Quand l’interdiction ne réduit pas la consommation
Selon une nouvelle étude de l’Université de Californie à San Diego, interdire le cannabis ne signifie pas mettre fin à son usage. Près de 19 millions d’Américains adultes auraient déjà expérimenté le delta-8 THC, un composé dérivé du chanvre et considéré comme une alternative « légale » au cannabis.
Le delta-8 THC est proche du delta-9 THC, principal agent psychoactif du cannabis, mais il est généralement produit en laboratoire à partir de CBD issu du chanvre. Grâce à une faille juridique dans la Farm Bill de 2018, qui limite uniquement la teneur en delta-9 THC, les produits à base de delta-8 se sont multipliés sur le marché, souvent sans encadrement clair.
Une consommation accrue dans les États prohibitionnistes
L’étude, publiée le 3 septembre dans l’American Journal of Preventive Medicine, repose sur une enquête nationale menée auprès de plus de 1 500 adultes. Les chercheurs ont constaté que l’usage du delta-8 est presque deux fois plus fréquentdans les États où le cannabis reste interdit.
- 10,9 % des adultes dans les États prohibitionnistes déclarent avoir consommé du delta-8 THC.
- 5,5 % dans les États ayant légalisé le cannabis récréatif.
- 8,5 % dans les États à usage médical uniquement, comme la Floride.
Ces chiffres montrent que l’absence d’accès au cannabis réglementé pousse les consommateurs vers des alternatives plus accessibles, mais moins contrôlées.
Des risques pour la santé publique
Le delta-8 THC est largement vendu dans les stations-service, bureaux de tabac et commerces de proximité, parfois sous forme de bonbons ou de produits colorés susceptibles d’attirer les enfants.
Depuis 2021, la Food and Drug Administration (FDA) et les Centers for Disease Control and Prevention (CDC)alertent sur les « risques graves pour la santé » liés à ces produits. Les centres antipoison signalent une augmentation préoccupante des intoxications dues au delta-8.

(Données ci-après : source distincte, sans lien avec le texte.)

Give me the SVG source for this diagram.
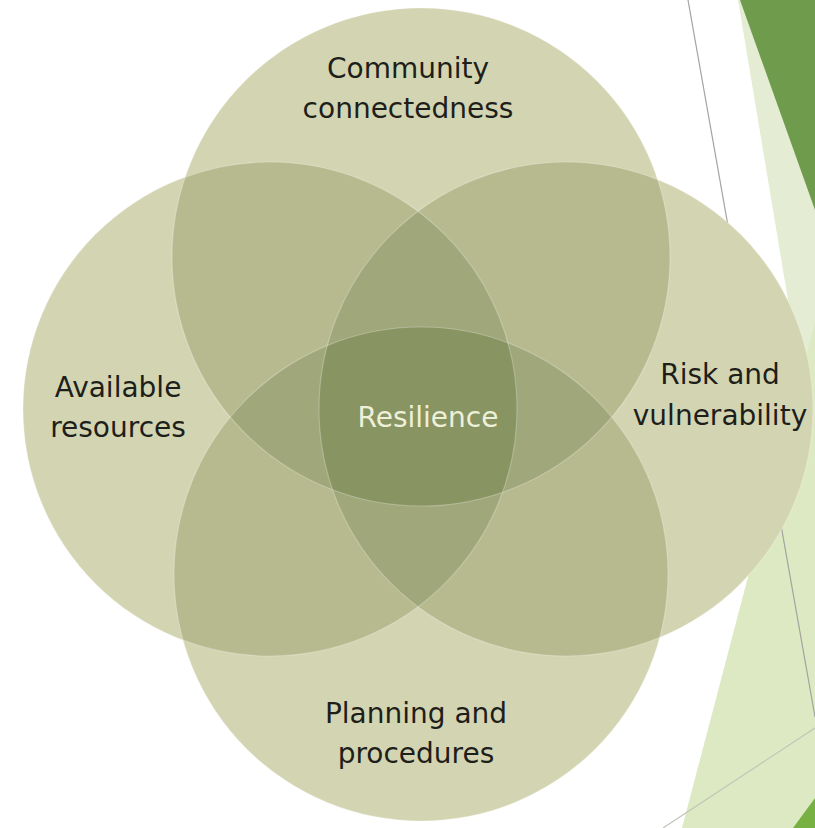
<svg xmlns="http://www.w3.org/2000/svg" width="815" height="828" viewBox="0 0 815 828">
<defs>
<style>
.lbl{font-family:"DejaVu Sans","Liberation Sans",sans-serif;font-size:28px;fill:#1e1e1a;text-anchor:middle}
.ctr{font-family:"DejaVu Sans","Liberation Sans",sans-serif;font-size:28px;fill:#eef0d8;text-anchor:middle}
.c1{fill:#d3d5b2}
.c2{fill:#b7ba8f}
.c3{fill:#a0a87b}
.c4{fill:#889462}
.edge{fill:none;stroke:#ffffff;stroke-opacity:0.25;stroke-width:1.2}
</style>
<clipPath id="cT"><circle cx="421" cy="257" r="249"/></clipPath>
<clipPath id="cL"><circle cx="270" cy="409" r="247"/></clipPath>
<clipPath id="cR"><circle cx="566" cy="409" r="247"/></clipPath>
<clipPath id="cB"><circle cx="421" cy="574" r="247"/></clipPath>
</defs>
<rect width="815" height="828" fill="#ffffff"/>
<g id="background">
<polygon points="738,0 815,0 815,462" fill="#e4edd4"/>
<polygon points="682,828 815,322 815,828" fill="#dde9c3"/>
<polygon points="740,0 815,0 815,210" fill="#6f9b4c"/>
<polygon points="793,828 815,828 815,798" fill="#77b043"/>
<line x1="688" y1="0" x2="815" y2="717" stroke="#a3a3a0" stroke-width="1.2"/>
<line x1="663" y1="828" x2="815" y2="728" stroke="#c2c4b8" stroke-width="1.2"/>
</g>
<g id="circles">
<circle class="c1" cx="421" cy="257" r="249"/>
<circle class="c1" cx="270" cy="409" r="247"/>
<circle class="c1" cx="566" cy="409" r="247"/>
<circle class="c1" cx="421" cy="574" r="247"/>
</g>
<g id="overlaps">
<g clip-path="url(#cT)"><circle class="c2" cx="270" cy="409" r="247"/><circle class="c2" cx="566" cy="409" r="247"/></g>
<g clip-path="url(#cB)"><circle class="c2" cx="270" cy="409" r="247"/><circle class="c2" cx="566" cy="409" r="247"/></g>
<g clip-path="url(#cT)"><g clip-path="url(#cL)"><circle class="c3" cx="566" cy="409" r="247"/><circle class="c3" cx="421" cy="574" r="247"/></g></g>
<g clip-path="url(#cB)"><g clip-path="url(#cR)"><circle class="c3" cx="270" cy="409" r="247"/><circle class="c3" cx="421" cy="257" r="249"/></g></g>
<g clip-path="url(#cT)"><g clip-path="url(#cL)"><g clip-path="url(#cR)"><circle class="c4" cx="421" cy="574" r="247"/></g></g></g>
<circle class="edge" cx="421" cy="257" r="249"/>
<circle class="edge" cx="270" cy="409" r="247"/>
<circle class="edge" cx="566" cy="409" r="247"/>
<circle class="edge" cx="421" cy="574" r="247"/>
</g>
<g id="node-community">
<text class="lbl" x="408" y="78">Community</text>
<text class="lbl" x="408" y="118">connectedness</text>
</g>
<g id="node-resources">
<text class="lbl" x="118" y="397">Available</text>
<text class="lbl" x="118" y="437">resources</text>
</g>
<g id="node-risk">
<text class="lbl" x="720" y="384">Risk and</text>
<text class="lbl" x="720" y="425">vulnerability</text>
</g>
<g id="node-planning">
<text class="lbl" x="416" y="723">Planning and</text>
<text class="lbl" x="416" y="763">procedures</text>
</g>
<g id="node-resilience">
<text class="ctr" x="428" y="427">Resilience</text>
</g>
</svg>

« Les gens ne cessent pas d’utiliser du cannabis lorsqu’il est interdit dans leur État », souligne Eric Leas, Ph.D., M.P.H., auteur principal de l’étude. « Ils se tournent vers des alternatives plus faciles d’accès, même si elles sont moins étudiées ou moins bien réglementées. C’est un cas classique de conséquences imprévues en matière de politique publique. »
Un vide juridique hérité de la Farm Bill
Le succès du delta-8 met en lumière les failles de la régulation fédérale. Si le sénateur Mitch McConnell avait défendu la légalisation du chanvre en 2018, il reconnaît aujourd’hui les effets pervers de cette mesure. En juillet 2025, il a tenté en vain de faire interdire les THC dérivés du chanvre dans le cadre d’une loi budgétaire.
Les chercheurs plaident pour une révision de la législation fédérale, soit par la mise à jour de la Farm Bill, soit par l’adoption de nouvelles normes encadrant les cannabinoïdes dans les produits finis.
Vers une politique plus équilibrée
Les auteurs de l’étude estiment qu’un accès légal au cannabis réglementé pourrait réduire le recours au delta-8. « Penser qu’une interdiction résout le problème est une illusion », insiste Leas. « Lorsque le marché évolue plus vite que la régulation, de nouveaux risques apparaissent. Si nous voulons réduire les dommages, il faut des politiques qui reflètent le comportement réel des consommateurs. »
Avec près de 90 millions de personnes vivant dans des États où l’accès au cannabis reste restreint, comme le Texas, la Géorgie, la Caroline du Nord, la Floride et la Pennsylvanie, le delta-8 devrait continuer à se développer, à moins qu’un cadre juridique plus clair ne soit mis en place.